**Provided material:**
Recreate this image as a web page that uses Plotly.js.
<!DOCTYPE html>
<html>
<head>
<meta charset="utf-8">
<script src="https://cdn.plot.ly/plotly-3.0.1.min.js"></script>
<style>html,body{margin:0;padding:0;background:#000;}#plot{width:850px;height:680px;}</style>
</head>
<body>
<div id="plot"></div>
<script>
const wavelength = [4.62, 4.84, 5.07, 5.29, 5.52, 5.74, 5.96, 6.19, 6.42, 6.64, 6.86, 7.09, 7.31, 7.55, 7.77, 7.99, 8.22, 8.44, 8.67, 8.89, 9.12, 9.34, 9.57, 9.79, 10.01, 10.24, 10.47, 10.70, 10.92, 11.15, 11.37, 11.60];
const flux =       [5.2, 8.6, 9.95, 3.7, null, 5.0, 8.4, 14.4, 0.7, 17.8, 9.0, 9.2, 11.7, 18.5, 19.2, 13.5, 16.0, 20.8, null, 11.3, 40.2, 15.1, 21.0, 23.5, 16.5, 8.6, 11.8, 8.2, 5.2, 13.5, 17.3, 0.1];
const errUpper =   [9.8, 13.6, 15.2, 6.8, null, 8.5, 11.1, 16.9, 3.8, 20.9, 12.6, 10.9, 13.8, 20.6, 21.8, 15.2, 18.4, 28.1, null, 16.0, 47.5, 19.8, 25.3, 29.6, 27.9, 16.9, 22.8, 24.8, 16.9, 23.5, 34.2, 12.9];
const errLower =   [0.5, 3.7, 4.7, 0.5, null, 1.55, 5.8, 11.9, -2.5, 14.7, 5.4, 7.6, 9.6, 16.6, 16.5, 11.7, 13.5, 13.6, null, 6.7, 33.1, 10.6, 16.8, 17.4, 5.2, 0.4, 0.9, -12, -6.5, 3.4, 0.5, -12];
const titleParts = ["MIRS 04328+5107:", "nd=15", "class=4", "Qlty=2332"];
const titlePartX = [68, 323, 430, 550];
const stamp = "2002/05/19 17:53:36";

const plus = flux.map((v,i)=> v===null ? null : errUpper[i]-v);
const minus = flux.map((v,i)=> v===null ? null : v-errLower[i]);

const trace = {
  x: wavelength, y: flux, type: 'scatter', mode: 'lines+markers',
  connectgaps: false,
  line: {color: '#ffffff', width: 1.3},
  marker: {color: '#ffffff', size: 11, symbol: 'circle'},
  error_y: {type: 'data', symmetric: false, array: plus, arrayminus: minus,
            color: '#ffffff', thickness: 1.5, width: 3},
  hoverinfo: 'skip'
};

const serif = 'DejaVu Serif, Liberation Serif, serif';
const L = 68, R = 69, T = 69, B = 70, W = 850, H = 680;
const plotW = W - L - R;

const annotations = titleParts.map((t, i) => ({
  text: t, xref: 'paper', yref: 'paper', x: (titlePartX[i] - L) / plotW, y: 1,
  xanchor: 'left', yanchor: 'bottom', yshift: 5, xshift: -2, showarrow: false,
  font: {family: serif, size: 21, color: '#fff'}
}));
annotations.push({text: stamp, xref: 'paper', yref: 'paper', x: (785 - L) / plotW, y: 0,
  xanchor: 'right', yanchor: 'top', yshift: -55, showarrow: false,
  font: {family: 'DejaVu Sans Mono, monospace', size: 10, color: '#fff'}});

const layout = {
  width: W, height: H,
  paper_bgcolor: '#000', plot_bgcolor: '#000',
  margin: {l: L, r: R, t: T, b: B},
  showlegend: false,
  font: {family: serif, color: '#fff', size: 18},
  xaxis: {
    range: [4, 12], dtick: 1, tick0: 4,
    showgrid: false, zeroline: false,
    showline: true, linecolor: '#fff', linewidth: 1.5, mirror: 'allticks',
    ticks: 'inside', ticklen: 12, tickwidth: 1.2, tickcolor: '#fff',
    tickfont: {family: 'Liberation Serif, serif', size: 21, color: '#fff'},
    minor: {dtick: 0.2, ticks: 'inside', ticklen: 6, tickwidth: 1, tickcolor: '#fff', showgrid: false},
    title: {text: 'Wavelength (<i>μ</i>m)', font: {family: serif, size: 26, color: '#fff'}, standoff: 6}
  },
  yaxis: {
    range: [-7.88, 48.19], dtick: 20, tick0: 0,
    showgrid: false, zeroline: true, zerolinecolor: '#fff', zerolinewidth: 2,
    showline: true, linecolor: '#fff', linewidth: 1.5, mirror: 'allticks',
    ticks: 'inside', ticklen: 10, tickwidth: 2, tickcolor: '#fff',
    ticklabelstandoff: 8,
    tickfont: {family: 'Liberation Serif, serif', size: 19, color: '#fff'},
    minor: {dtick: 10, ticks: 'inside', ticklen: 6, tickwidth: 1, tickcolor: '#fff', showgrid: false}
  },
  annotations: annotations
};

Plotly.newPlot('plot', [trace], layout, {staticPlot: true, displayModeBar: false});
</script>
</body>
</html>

**What this task involves:** Print the complete listing again, exactly as it stands.

**Result of this exercise:**
Recreate this image as a web page that uses Plotly.js.
<!DOCTYPE html>
<html>
<head>
<meta charset="utf-8">
<script src="https://cdn.plot.ly/plotly-3.0.1.min.js"></script>
<style>html,body{margin:0;padding:0;background:#000;}#plot{width:850px;height:680px;}</style>
</head>
<body>
<div id="plot"></div>
<script>
const wavelength = [4.62, 4.84, 5.07, 5.29, 5.52, 5.74, 5.96, 6.19, 6.42, 6.64, 6.86, 7.09, 7.31, 7.55, 7.77, 7.99, 8.22, 8.44, 8.67, 8.89, 9.12, 9.34, 9.57, 9.79, 10.01, 10.24, 10.47, 10.70, 10.92, 11.15, 11.37, 11.60];
const flux =       [5.2, 8.6, 9.95, 3.7, null, 5.0, 8.4, 14.4, 0.7, 17.8, 9.0, 9.2, 11.7, 18.5, 19.2, 13.5, 16.0, 20.8, null, 11.3, 40.2, 15.1, 21.0, 23.5, 16.5, 8.6, 11.8, 8.2, 5.2, 13.5, 17.3, 0.1];
const errUpper =   [9.8, 13.6, 15.2, 6.8, null, 8.5, 11.1, 16.9, 3.8, 20.9, 12.6, 10.9, 13.8, 20.6, 21.8, 15.2, 18.4, 28.1, null, 16.0, 47.5, 19.8, 25.3, 29.6, 27.9, 16.9, 22.8, 24.8, 16.9, 23.5, 34.2, 12.9];
const errLower =   [0.5, 3.7, 4.7, 0.5, null, 1.55, 5.8, 11.9, -2.5, 14.7, 5.4, 7.6, 9.6, 16.6, 16.5, 11.7, 13.5, 13.6, null, 6.7, 33.1, 10.6, 16.8, 17.4, 5.2, 0.4, 0.9, -12, -6.5, 3.4, 0.5, -12];
const titleParts = ["MIRS 04328+5107:", "nd=15", "class=4", "Qlty=2332"];
const titlePartX = [68, 323, 430, 550];
const stamp = "2002/05/19 17:53:36";

const plus = flux.map((v,i)=> v===null ? null : errUpper[i]-v);
const minus = flux.map((v,i)=> v===null ? null : v-errLower[i]);

const trace = {
  x: wavelength, y: flux, type: 'scatter', mode: 'lines+markers',
  connectgaps: false,
  line: {color: '#ffffff', width: 1.3},
  marker: {color: '#ffffff', size: 11, symbol: 'circle'},
  error_y: {type: 'data', symmetric: false, array: plus, arrayminus: minus,
            color: '#ffffff', thickness: 1.5, width: 3},
  hoverinfo: 'skip'
};

const serif = 'DejaVu Serif, Liberation Serif, serif';
const L = 68, R = 69, T = 69, B = 70, W = 850, H = 680;
const plotW = W - L - R;

const annotations = titleParts.map((t, i) => ({
  text: t, xref: 'paper', yref: 'paper', x: (titlePartX[i] - L) / plotW, y: 1,
  xanchor: 'left', yanchor: 'bottom', yshift: 5, xshift: -2, showarrow: false,
  font: {family: serif, size: 21, color: '#fff'}
}));
annotations.push({text: stamp, xref: 'paper', yref: 'paper', x: (785 - L) / plotW, y: 0,
  xanchor: 'right', yanchor: 'top', yshift: -55, showarrow: false,
  font: {family: 'DejaVu Sans Mono, monospace', size: 10, color: '#fff'}});

const layout = {
  width: W, height: H,
  paper_bgcolor: '#000', plot_bgcolor: '#000',
  margin: {l: L, r: R, t: T, b: B},
  showlegend: false,
  font: {family: serif, color: '#fff', size: 18},
  xaxis: {
    range: [4, 12], dtick: 1, tick0: 4,
    showgrid: false, zeroline: false,
    showline: true, linecolor: '#fff', linewidth: 1.5, mirror: 'allticks',
    ticks: 'inside', ticklen: 12, tickwidth: 1.2, tickcolor: '#fff',
    tickfont: {family: 'Liberation Serif, serif', size: 21, color: '#fff'},
    minor: {dtick: 0.2, ticks: 'inside', ticklen: 6, tickwidth: 1, tickcolor: '#fff', showgrid: false},
    title: {text: 'Wavelength (<i>μ</i>m)', font: {family: serif, size: 26, color: '#fff'}, standoff: 6}
  },
  yaxis: {
    range: [-7.88, 48.19], dtick: 20, tick0: 0,
    showgrid: false, zeroline: true, zerolinecolor: '#fff', zerolinewidth: 2,
    showline: true, linecolor: '#fff', linewidth: 1.5, mirror: 'allticks',
    ticks: 'inside', ticklen: 10, tickwidth: 2, tickcolor: '#fff',
    ticklabelstandoff: 8,
    tickfont: {family: 'Liberation Serif, serif', size: 19, color: '#fff'},
    minor: {dtick: 10, ticks: 'inside', ticklen: 6, tickwidth: 1, tickcolor: '#fff', showgrid: false}
  },
  annotations: annotations
};

Plotly.newPlot('plot', [trace], layout, {staticPlot: true, displayModeBar: false});
</script>
</body>
</html>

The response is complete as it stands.